L’écrivain français Nicolas Mathieu avait ardemment dénoncé la pratique dans un post Instagram : «Faire de professionnels des sensibilités, d’experts des stéréotypes, de spécialistes de ce qui s’accepte et s’ose à un moment donné la boussole de notre travail, voilà qui nous laisse pour le moins circonspect. Qu’on s’en vante, voilà qui au mieux est amusant, à la vérité pitoyable. Qu’on discrédite d’un mot ceux qui pensent que la littérature n’a rien à faire avec ces douanes d’un nouveau genre, et sous-entendre qu’ils font le jeu des oppressions en cours, c’est tout bonnement une saloperie.»

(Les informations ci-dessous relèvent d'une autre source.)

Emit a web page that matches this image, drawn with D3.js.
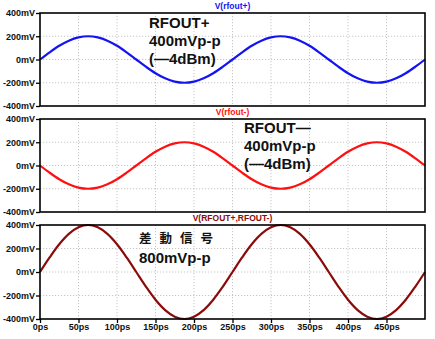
<!DOCTYPE html>
<html><head><meta charset="utf-8">
<script src="https://cdn.jsdelivr.net/npm/d3@7"></script>
<style>body{margin:0;background:#fff}svg{display:block}</style>
</head><body>
<script>
// ---- data ----
const timePs = [0,12.5,25,37.5,50,62.5,75,87.5,100,112.5,125,137.5,150,162.5,175,187.5,200,212.5,225,237.5,250,262.5,275,287.5,300,312.5,325,337.5,350,362.5,375,387.5,400,412.5,425,437.5,450,462.5,475,487.5,500];
const rfoutP = [0,62,118,162,190,200,190,162,118,62,0,-62,-118,-162,-190,-200,-190,-162,-118,-62,0,62,118,162,190,200,190,162,118,62,0,-62,-118,-162,-190,-200,-190,-162,-118,-62,0];
const rfoutM = [0,-62,-118,-162,-190,-200,-190,-162,-118,-62,0,62,118,162,190,200,190,162,118,62,0,-62,-118,-162,-190,-200,-190,-162,-118,-62,0,62,118,162,190,200,190,162,118,62,0];
const diffPM = [0,124,236,324,380,400,380,324,236,124,0,-124,-236,-324,-380,-400,-380,-324,-236,-124,0,124,236,324,380,400,380,324,236,124,0,-124,-236,-324,-380,-400,-380,-324,-236,-124,0];
const yTicks = [400,200,0,-200,-400];
const yTickLabels = ["400mV","200mV","0mV","-200mV","-400mV"];
const xTicks = [0,50,100,150,200,250,300,350,400,450];
const xTickLabels = ["0ps","50ps","100ps","150ps","200ps","250ps","300ps","350ps","400ps","450ps"];
const titles = ["V(rfout+)","V(rfout-)","V(RFOUT+,RFOUT-)"];
const notes = [["RFOUT+","400mVp-p","(\u20144dBm)"],["RFOUT\u2014","400mVp-p","(\u20144dBm)"],["差 動 信 号","800mVp-p"]];

// ---- layout ----
const W=435,H=339;
const L=40,R=425;
const panels=[
  {top:13,bot:106,data:rfoutP,color:"#1414f0",tcol:"#1414f0",note:{x:149,y:28}},
  {top:119,bot:212,data:rfoutM,color:"#ff1010",tcol:"#ff1010",note:{x:244,y:133}},
  {top:225,bot:319,data:diffPM,color:"#8b0a0a",tcol:"#8b0a0a",note:{x:139,y:243}}
];
const svg=d3.select("body").append("svg").attr("width",W).attr("height",H);
const x=d3.scaleLinear().domain([0,500]).range([L,R]);
const font="'Liberation Sans', Arial, sans-serif";

panels.forEach((p,i)=>{
  const y=d3.scaleLinear().domain([-400,400]).range([p.bot,p.top]);
  const g=svg.append("g");
  // grid
  g.selectAll(".vg").data(xTicks.filter(t=>t>0)).join("line")
    .attr("x1",d=>x(d)).attr("x2",d=>x(d)).attr("y1",p.top).attr("y2",p.bot)
    .attr("stroke","#b8b8b8").attr("stroke-width",0.8).attr("stroke-dasharray","1.2,1.8");
  g.selectAll(".hg").data([200,0,-200]).join("line")
    .attr("x1",L).attr("x2",R).attr("y1",d=>y(d)).attr("y2",d=>y(d))
    .attr("stroke","#b8b8b8").attr("stroke-width",0.8).attr("stroke-dasharray","1.2,1.8");
  // y axis ticks
  const ya=d3.axisLeft(y).tickValues(yTicks).tickSize(4).tickPadding(1)
    .tickFormat((d,k)=>yTickLabels[k]);
  const yg=g.append("g").attr("transform",`translate(${L},0)`).call(ya);
  yg.select(".domain").remove();
  yg.selectAll("line").attr("stroke","#000").attr("stroke-width",1.3);
  yg.selectAll("text").attr("font-family",font).attr("font-weight","bold").attr("font-size",9).attr("fill","#111");
  if(i===2){
    const xa=d3.axisBottom(x).tickValues(xTicks).tickSize(4).tickPadding(1)
      .tickFormat((d,k)=>xTickLabels[k]);
    const xg=g.append("g").attr("transform",`translate(0,${p.bot})`).call(xa);
    xg.select(".domain").remove();
    xg.selectAll("line").attr("stroke","#000").attr("stroke-width",1.3);
    xg.selectAll("text").attr("font-family",font).attr("font-weight","bold").attr("font-size",9).attr("fill","#111");
  }
  // curve
  const line=d3.line().x((d,k)=>x(timePs[k])).y(d=>y(d)).curve(d3.curveCatmullRom);
  g.append("path").datum(p.data).attr("d",line).attr("fill","none")
    .attr("stroke",p.color).attr("stroke-width",2.2);
  // frame
  g.append("rect").attr("x",L).attr("y",p.top).attr("width",R-L).attr("height",p.bot-p.top)
    .attr("fill","none").attr("stroke","#000").attr("stroke-width",1.6);
  // title
  g.append("text").attr("x",(L+R)/2).attr("y",p.top-4).attr("text-anchor","middle")
    .attr("font-family",font).attr("font-weight","bold").attr("font-size",8.5)
    .attr("fill",p.tcol).text(titles[i]);
  // annotation
  const lines=notes[i];
  lines.forEach((t,k)=>{
    const cjk = i===2&&k===0;
    g.append("text").attr("x",p.note.x).attr("y",p.note.y+k*(i===2?20:18))
      .attr("font-family",cjk?"'Noto Sans CJK JP', sans-serif":font)
      .attr("font-weight","bold").attr("font-size",cjk?12.5:15)
      .attr("letter-spacing",cjk?2.6:0)
      .attr("fill","#111").text(t);
  });
});
</script>
</body></html>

«Amplifier mon personnage»

Interrogé par Télérama pour répondre à cette apostrophe, Kevin Lambert avait expliqué être «conscient qu’inventer des personnages qui ne nous ressemblent pas comporte une forme de risque.» «Je ne sais pas tout de leur expérience, je peux commettre des maladresses.» Et de détailler que dans son livre, «figure ainsi un personne d’origine haïtienne».

«On ne peut pas se mentir, explique-t-il alors. La fiction a charrié pendant des années de nombreux stéréotypes grossiers sur les personnages minoritaires, qu’ils soient homosexuels, féminins, juifs, non blancs… Or, je voulais qu’il y ait une forme de justesse dans ma manière de l’écrire.» Il fait alors appel à Chloé Savoie-Bernard, une poétesse d’origine québécoise et haïtienne, «qui n’utilise pas l’expression de «lecture sensible»». «Le point de vue de Chloé m’a permis d’amplifier mon personnage, de l’enrichir, d’explorer des zones que je ne m’autorisais pas moi-même à explorer. C’est presque l’inverse d’une censure.»

Si l’intervention d’un «sensitive reader» est courante en Amérique du Nord, elle l’est beaucoup moins en France.. Kevin Lambert, qui figurait dans la première sélection du prix Goncourt, fait partie des 8 finalistes du prestigieux prix Médicis du roman francophone. Il sera décerné le 9 novembre.